##### Provided entries #####

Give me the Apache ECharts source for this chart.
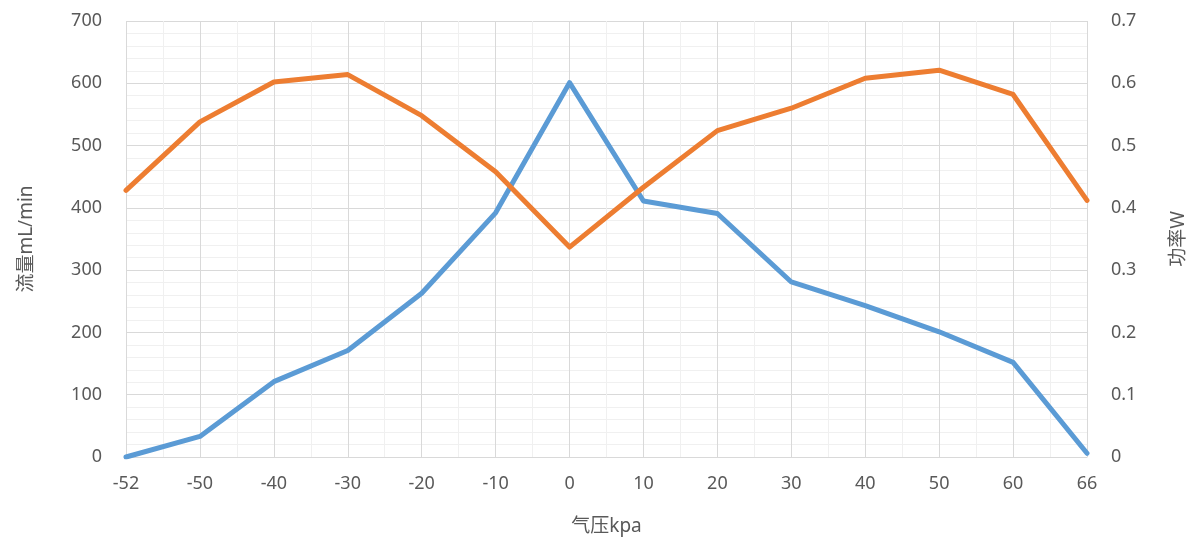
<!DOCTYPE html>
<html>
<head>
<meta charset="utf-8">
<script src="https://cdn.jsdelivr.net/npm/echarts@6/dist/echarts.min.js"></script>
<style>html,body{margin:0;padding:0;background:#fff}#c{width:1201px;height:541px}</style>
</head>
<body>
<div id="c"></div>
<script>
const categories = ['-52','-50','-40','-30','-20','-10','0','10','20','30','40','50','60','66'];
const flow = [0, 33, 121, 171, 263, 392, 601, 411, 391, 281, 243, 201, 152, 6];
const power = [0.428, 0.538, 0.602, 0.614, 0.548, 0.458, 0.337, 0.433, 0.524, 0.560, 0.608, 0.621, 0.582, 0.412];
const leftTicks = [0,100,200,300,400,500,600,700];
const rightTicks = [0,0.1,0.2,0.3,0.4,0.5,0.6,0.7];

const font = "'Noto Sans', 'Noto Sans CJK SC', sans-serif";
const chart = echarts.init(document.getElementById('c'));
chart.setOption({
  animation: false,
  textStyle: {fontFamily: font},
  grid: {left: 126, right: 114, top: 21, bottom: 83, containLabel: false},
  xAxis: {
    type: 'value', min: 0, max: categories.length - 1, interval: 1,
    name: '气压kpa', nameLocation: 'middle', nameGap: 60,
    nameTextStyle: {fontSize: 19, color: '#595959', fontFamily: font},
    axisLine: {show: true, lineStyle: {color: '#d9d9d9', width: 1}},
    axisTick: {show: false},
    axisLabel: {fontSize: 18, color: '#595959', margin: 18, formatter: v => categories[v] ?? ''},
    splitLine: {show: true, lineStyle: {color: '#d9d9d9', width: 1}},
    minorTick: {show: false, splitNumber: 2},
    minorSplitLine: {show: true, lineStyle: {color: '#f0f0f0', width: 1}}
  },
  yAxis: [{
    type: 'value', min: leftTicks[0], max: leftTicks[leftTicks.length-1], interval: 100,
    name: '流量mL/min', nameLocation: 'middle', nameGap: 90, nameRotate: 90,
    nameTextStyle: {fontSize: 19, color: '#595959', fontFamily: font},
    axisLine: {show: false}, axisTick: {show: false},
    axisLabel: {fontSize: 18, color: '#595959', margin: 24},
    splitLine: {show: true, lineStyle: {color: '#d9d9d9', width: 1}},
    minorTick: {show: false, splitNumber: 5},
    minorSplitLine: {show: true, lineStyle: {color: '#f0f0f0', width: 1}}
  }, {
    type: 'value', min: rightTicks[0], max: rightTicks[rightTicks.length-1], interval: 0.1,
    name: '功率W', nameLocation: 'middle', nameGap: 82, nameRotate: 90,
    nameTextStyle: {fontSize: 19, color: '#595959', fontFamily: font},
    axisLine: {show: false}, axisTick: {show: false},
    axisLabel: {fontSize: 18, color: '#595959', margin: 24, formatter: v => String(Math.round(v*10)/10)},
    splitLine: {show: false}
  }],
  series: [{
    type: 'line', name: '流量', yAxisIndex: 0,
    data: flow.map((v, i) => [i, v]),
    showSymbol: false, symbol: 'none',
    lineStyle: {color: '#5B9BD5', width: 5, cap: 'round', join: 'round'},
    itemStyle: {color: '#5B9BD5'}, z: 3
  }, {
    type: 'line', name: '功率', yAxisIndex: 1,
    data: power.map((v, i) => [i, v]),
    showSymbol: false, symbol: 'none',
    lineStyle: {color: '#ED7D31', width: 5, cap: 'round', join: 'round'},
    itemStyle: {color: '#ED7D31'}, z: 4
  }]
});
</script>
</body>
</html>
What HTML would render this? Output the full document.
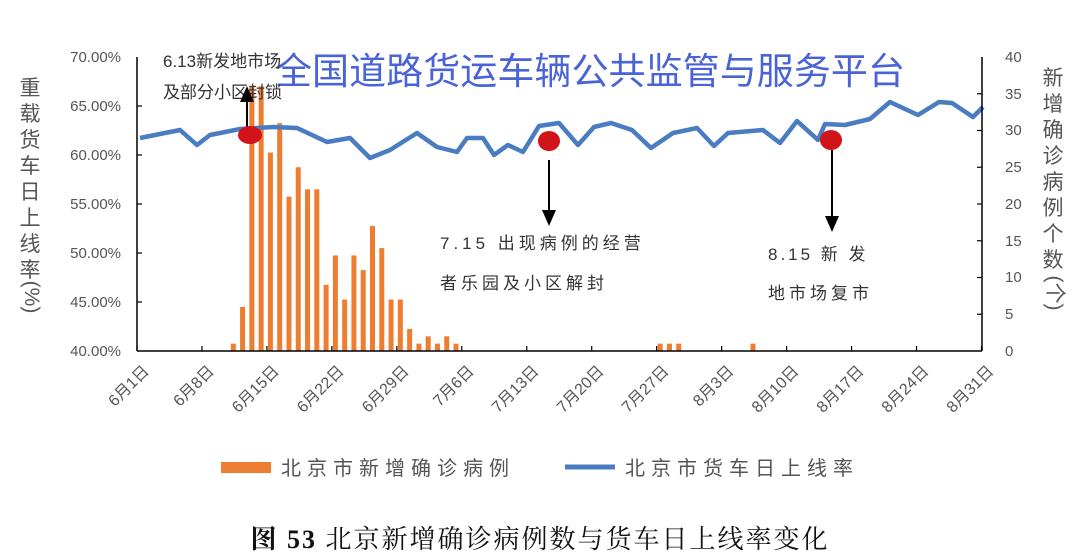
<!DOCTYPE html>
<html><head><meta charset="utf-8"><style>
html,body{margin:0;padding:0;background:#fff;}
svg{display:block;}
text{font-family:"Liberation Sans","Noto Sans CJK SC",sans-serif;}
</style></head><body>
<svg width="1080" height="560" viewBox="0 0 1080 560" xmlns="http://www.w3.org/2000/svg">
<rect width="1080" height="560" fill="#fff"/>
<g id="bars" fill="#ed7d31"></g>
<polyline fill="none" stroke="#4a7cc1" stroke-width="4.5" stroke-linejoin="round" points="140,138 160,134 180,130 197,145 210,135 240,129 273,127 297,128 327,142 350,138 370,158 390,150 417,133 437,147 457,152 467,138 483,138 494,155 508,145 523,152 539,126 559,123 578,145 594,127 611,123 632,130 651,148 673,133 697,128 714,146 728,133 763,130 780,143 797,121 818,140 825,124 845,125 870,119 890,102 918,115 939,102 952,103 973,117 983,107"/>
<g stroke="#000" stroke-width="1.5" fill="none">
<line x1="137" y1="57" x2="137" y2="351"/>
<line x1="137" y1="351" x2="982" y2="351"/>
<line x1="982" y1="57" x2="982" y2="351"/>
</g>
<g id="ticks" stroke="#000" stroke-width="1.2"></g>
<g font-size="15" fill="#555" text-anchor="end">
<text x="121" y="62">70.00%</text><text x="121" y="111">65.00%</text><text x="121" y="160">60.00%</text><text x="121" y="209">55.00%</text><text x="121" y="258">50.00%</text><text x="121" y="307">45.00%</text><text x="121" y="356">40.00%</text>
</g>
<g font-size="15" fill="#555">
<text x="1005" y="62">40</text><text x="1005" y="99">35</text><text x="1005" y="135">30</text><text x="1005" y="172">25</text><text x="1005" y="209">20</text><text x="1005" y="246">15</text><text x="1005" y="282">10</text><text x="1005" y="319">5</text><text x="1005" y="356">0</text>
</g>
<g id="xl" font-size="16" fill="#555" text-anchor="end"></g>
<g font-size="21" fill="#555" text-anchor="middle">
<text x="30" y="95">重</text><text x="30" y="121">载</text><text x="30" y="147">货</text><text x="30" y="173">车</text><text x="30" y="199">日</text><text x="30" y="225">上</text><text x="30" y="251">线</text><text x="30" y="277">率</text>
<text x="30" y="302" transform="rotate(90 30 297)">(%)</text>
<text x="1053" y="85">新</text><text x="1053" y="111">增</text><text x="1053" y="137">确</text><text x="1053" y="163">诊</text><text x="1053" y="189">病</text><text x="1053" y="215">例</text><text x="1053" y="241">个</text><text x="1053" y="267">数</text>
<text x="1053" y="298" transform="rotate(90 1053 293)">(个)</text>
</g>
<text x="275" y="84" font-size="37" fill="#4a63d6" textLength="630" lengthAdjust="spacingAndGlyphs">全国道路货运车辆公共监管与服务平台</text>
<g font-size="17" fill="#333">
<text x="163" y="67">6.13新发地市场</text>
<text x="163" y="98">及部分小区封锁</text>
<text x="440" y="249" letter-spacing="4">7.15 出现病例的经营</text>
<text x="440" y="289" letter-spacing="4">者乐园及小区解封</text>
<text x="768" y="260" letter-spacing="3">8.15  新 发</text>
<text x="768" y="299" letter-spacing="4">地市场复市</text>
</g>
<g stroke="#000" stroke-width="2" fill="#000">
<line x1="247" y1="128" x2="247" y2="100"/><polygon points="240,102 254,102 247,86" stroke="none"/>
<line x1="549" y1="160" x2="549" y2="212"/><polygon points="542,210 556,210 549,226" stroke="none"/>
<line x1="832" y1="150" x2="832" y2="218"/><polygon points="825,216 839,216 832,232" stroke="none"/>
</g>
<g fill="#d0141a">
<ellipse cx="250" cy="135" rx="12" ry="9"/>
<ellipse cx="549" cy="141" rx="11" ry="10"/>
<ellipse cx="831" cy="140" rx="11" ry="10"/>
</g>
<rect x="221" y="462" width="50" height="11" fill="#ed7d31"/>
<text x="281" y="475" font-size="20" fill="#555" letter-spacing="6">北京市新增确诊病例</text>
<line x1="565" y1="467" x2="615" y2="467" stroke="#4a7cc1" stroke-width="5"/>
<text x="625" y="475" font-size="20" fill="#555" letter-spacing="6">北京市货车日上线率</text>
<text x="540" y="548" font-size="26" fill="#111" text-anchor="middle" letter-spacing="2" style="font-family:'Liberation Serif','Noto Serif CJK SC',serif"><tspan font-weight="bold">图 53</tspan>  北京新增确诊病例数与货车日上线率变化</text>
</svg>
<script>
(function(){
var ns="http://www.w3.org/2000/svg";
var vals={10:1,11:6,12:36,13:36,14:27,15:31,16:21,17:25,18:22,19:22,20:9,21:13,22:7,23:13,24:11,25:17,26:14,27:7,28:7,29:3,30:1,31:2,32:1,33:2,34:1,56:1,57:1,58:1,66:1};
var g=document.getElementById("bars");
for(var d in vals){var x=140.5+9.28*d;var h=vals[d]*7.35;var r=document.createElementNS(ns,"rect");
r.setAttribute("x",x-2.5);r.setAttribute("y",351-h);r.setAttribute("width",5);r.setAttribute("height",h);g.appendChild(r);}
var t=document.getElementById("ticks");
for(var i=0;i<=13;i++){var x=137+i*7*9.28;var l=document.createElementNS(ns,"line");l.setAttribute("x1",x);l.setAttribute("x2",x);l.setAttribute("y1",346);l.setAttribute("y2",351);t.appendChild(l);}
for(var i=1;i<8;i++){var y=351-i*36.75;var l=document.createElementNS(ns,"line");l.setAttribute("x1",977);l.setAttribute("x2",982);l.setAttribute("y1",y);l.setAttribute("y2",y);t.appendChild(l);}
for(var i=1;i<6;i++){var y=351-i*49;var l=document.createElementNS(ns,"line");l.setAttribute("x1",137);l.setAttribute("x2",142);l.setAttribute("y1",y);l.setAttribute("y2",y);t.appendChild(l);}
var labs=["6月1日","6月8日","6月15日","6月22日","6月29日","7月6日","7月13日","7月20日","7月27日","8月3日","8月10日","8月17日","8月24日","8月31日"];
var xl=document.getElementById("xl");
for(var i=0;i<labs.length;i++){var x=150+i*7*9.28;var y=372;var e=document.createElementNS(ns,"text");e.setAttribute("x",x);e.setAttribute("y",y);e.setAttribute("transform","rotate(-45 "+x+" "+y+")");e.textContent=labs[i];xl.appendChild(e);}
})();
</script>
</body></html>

#####

Instruction |
Copy each line above that contains the word "this".

Task response |
Give me the Apache ECharts source for this chart.
What HTML would render this? Output the full document.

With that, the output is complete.